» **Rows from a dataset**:
%%

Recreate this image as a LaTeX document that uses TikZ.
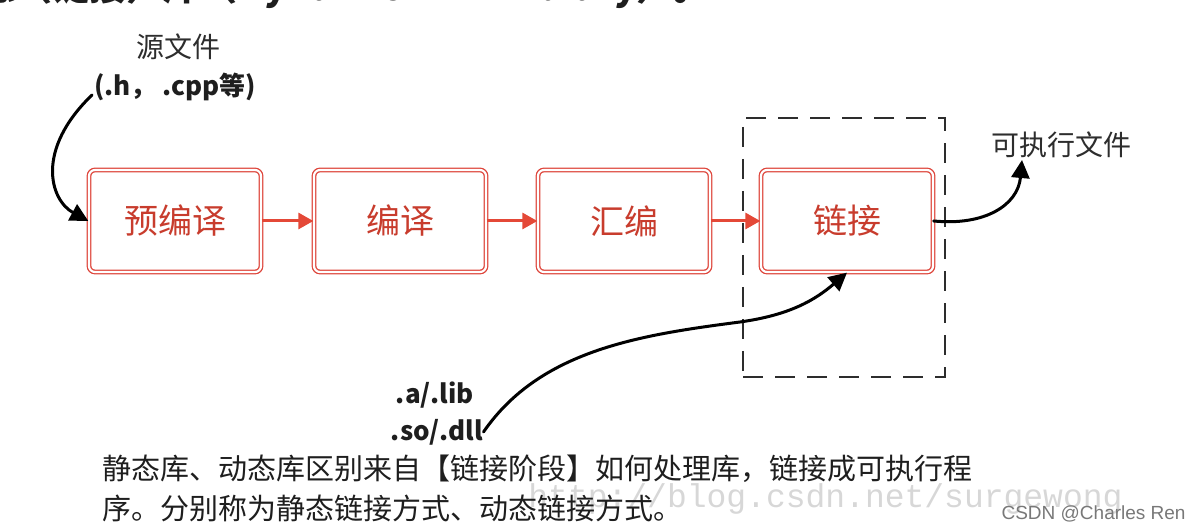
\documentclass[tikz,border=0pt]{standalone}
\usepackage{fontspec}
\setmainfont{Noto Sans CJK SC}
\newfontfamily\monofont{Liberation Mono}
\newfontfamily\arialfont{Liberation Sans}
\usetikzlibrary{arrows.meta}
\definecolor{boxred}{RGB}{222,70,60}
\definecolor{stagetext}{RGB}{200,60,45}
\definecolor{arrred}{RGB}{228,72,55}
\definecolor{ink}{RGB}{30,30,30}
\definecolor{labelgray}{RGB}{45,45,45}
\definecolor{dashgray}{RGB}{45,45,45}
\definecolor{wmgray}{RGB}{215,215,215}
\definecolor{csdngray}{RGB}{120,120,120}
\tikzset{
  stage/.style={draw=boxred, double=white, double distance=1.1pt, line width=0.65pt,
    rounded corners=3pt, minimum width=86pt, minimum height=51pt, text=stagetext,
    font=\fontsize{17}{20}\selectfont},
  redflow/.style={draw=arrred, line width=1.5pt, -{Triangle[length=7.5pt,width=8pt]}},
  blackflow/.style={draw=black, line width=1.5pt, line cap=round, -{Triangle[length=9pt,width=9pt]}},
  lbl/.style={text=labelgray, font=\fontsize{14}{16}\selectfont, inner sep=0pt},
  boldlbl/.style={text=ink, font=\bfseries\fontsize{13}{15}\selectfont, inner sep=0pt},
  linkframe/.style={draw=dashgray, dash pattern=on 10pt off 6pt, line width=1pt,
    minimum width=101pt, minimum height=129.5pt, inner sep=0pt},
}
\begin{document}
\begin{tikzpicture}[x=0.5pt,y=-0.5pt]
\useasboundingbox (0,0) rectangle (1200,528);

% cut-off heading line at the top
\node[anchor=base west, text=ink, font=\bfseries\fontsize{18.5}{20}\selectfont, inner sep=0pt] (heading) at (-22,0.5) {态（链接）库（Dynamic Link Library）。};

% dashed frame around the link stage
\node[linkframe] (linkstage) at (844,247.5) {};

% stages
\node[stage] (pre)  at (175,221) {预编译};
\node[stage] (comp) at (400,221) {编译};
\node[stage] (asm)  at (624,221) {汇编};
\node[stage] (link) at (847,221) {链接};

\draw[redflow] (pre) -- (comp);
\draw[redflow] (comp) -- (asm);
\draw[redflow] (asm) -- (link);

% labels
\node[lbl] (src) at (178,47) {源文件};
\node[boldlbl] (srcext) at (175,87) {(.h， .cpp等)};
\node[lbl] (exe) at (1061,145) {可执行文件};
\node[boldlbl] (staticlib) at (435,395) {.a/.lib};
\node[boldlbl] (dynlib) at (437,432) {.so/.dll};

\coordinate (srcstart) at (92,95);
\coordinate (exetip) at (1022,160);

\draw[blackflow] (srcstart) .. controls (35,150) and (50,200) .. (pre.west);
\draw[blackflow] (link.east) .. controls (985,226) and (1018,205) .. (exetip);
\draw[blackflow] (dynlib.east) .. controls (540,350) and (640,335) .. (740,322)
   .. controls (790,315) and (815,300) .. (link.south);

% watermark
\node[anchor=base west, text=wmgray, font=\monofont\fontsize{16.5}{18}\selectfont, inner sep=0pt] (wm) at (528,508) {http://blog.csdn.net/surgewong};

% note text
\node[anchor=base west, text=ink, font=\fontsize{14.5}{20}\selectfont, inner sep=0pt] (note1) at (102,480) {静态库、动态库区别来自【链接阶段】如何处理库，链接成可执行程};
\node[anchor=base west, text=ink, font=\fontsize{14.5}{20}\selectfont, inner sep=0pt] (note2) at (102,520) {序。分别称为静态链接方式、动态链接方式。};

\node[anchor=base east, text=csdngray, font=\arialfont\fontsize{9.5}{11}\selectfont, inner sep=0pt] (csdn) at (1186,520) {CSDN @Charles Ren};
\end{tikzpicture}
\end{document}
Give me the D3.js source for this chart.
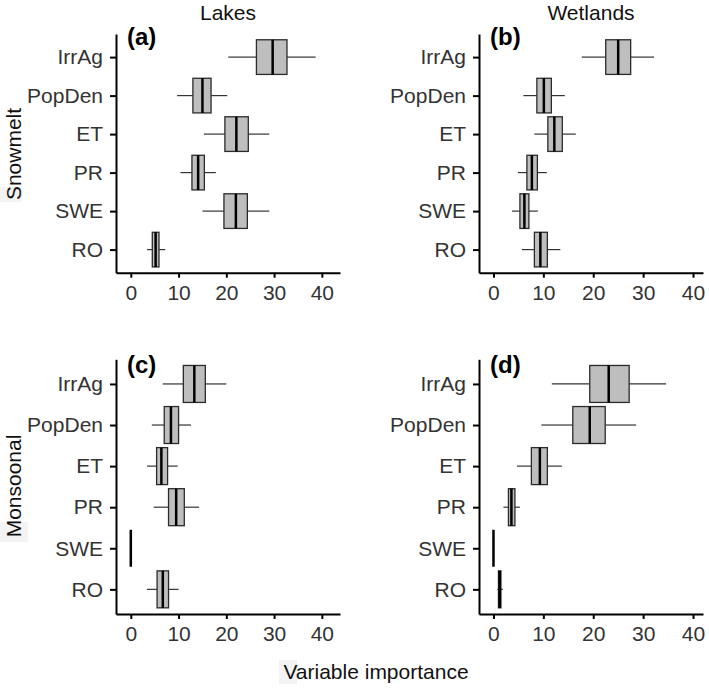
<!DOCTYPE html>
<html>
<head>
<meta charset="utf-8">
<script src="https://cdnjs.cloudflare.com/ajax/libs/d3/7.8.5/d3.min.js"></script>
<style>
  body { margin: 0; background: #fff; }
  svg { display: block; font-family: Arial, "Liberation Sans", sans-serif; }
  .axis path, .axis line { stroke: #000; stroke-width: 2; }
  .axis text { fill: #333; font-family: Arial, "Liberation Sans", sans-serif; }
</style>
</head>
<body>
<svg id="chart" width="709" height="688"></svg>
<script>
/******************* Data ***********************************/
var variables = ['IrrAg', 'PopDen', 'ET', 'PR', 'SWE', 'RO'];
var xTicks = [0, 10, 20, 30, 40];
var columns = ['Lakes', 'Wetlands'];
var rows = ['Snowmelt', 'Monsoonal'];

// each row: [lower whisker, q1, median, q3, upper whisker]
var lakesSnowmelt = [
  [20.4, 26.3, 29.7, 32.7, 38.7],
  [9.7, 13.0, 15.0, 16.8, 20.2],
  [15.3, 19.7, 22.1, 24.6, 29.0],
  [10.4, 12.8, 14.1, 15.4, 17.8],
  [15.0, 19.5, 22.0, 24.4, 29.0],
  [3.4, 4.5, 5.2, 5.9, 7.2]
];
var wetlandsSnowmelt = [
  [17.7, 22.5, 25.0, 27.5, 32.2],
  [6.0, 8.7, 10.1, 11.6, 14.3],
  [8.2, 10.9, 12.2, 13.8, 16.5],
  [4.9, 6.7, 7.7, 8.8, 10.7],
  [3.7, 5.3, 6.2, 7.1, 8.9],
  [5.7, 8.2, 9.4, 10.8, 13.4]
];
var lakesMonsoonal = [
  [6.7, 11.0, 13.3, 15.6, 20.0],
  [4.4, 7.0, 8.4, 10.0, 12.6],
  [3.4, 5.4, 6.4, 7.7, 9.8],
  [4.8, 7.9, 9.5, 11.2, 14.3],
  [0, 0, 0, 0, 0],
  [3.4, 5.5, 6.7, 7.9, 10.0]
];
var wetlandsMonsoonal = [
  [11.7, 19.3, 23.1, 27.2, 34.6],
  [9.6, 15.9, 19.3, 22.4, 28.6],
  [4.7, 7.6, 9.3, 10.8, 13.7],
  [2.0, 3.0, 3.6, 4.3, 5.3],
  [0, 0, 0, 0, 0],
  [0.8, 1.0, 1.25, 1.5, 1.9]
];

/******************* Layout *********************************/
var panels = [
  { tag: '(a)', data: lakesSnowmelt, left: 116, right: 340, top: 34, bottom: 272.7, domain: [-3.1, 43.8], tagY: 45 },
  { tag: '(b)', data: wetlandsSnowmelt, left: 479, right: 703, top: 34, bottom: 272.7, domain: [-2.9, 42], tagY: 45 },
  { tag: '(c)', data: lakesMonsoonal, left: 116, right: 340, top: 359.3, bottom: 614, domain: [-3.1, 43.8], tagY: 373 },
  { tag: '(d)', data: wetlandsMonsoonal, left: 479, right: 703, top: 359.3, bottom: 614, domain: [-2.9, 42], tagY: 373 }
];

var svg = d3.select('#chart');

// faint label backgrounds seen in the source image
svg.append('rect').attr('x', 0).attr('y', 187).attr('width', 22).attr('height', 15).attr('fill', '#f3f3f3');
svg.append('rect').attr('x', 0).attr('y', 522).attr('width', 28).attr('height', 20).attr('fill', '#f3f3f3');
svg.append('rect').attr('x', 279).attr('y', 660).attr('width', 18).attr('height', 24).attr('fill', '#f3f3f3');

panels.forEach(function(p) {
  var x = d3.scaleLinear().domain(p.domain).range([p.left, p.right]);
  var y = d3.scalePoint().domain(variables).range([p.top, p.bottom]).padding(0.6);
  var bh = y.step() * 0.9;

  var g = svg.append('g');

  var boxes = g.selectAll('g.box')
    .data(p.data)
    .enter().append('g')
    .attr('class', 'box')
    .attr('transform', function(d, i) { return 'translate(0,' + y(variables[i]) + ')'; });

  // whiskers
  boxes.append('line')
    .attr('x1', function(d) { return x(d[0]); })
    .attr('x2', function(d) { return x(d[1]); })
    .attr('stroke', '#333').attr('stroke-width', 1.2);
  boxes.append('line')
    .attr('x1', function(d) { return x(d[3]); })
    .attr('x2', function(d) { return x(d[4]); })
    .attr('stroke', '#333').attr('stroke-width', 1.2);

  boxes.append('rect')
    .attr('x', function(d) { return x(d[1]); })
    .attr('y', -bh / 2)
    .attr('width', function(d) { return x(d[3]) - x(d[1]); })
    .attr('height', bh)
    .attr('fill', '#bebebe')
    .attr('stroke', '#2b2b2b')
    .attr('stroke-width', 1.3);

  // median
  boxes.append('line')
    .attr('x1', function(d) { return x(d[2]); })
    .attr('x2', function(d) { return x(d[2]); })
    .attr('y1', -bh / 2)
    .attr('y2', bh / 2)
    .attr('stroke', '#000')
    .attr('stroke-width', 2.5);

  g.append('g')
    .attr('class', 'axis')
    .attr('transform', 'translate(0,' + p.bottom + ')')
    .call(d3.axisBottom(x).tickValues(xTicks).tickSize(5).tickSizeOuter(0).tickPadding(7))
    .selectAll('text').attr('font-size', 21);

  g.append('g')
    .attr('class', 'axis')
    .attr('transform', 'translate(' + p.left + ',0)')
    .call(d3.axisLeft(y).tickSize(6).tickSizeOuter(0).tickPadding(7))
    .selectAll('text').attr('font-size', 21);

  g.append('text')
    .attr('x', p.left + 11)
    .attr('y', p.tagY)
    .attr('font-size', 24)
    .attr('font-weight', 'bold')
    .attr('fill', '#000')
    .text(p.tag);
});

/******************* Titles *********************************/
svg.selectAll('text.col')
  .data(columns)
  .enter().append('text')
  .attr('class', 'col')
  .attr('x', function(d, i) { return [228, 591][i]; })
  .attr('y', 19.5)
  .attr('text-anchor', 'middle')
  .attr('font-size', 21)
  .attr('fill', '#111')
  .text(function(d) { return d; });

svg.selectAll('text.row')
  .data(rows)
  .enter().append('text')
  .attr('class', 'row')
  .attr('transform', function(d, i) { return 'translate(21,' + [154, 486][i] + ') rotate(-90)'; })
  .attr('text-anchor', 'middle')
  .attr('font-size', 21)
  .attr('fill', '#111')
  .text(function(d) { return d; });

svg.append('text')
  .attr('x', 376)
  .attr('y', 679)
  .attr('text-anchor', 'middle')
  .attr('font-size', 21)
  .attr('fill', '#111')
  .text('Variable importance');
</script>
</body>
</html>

%%

» **Your objective**:
Return the material line for line, from its beginning to the line that contains "(linkstage) at (844,247.5)", with the pictures left out.

» **Answer for this exercise**:
Recreate this image as a LaTeX document that uses TikZ.
\documentclass[tikz,border=0pt]{standalone}
\usepackage{fontspec}
\setmainfont{Noto Sans CJK SC}
\newfontfamily\monofont{Liberation Mono}
\newfontfamily\arialfont{Liberation Sans}
\usetikzlibrary{arrows.meta}
\definecolor{boxred}{RGB}{222,70,60}
\definecolor{stagetext}{RGB}{200,60,45}
\definecolor{arrred}{RGB}{228,72,55}
\definecolor{ink}{RGB}{30,30,30}
\definecolor{labelgray}{RGB}{45,45,45}
\definecolor{dashgray}{RGB}{45,45,45}
\definecolor{wmgray}{RGB}{215,215,215}
\definecolor{csdngray}{RGB}{120,120,120}
\tikzset{
  stage/.style={draw=boxred, double=white, double distance=1.1pt, line width=0.65pt,
    rounded corners=3pt, minimum width=86pt, minimum height=51pt, text=stagetext,
    font=\fontsize{17}{20}\selectfont},
  redflow/.style={draw=arrred, line width=1.5pt, -{Triangle[length=7.5pt,width=8pt]}},
  blackflow/.style={draw=black, line width=1.5pt, line cap=round, -{Triangle[length=9pt,width=9pt]}},
  lbl/.style={text=labelgray, font=\fontsize{14}{16}\selectfont, inner sep=0pt},
  boldlbl/.style={text=ink, font=\bfseries\fontsize{13}{15}\selectfont, inner sep=0pt},
  linkframe/.style={draw=dashgray, dash pattern=on 10pt off 6pt, line width=1pt,
    minimum width=101pt, minimum height=129.5pt, inner sep=0pt},
}
\begin{document}
\begin{tikzpicture}[x=0.5pt,y=-0.5pt]
\useasboundingbox (0,0) rectangle (1200,528);

% cut-off heading line at the top
\node[anchor=base west, text=ink, font=\bfseries\fontsize{18.5}{20}\selectfont, inner sep=0pt] (heading) at (-22,0.5) {态（链接）库（Dynamic Link Library）。};

% dashed frame around the link stage
\node[linkframe] (linkstage) at (844,247.5) {};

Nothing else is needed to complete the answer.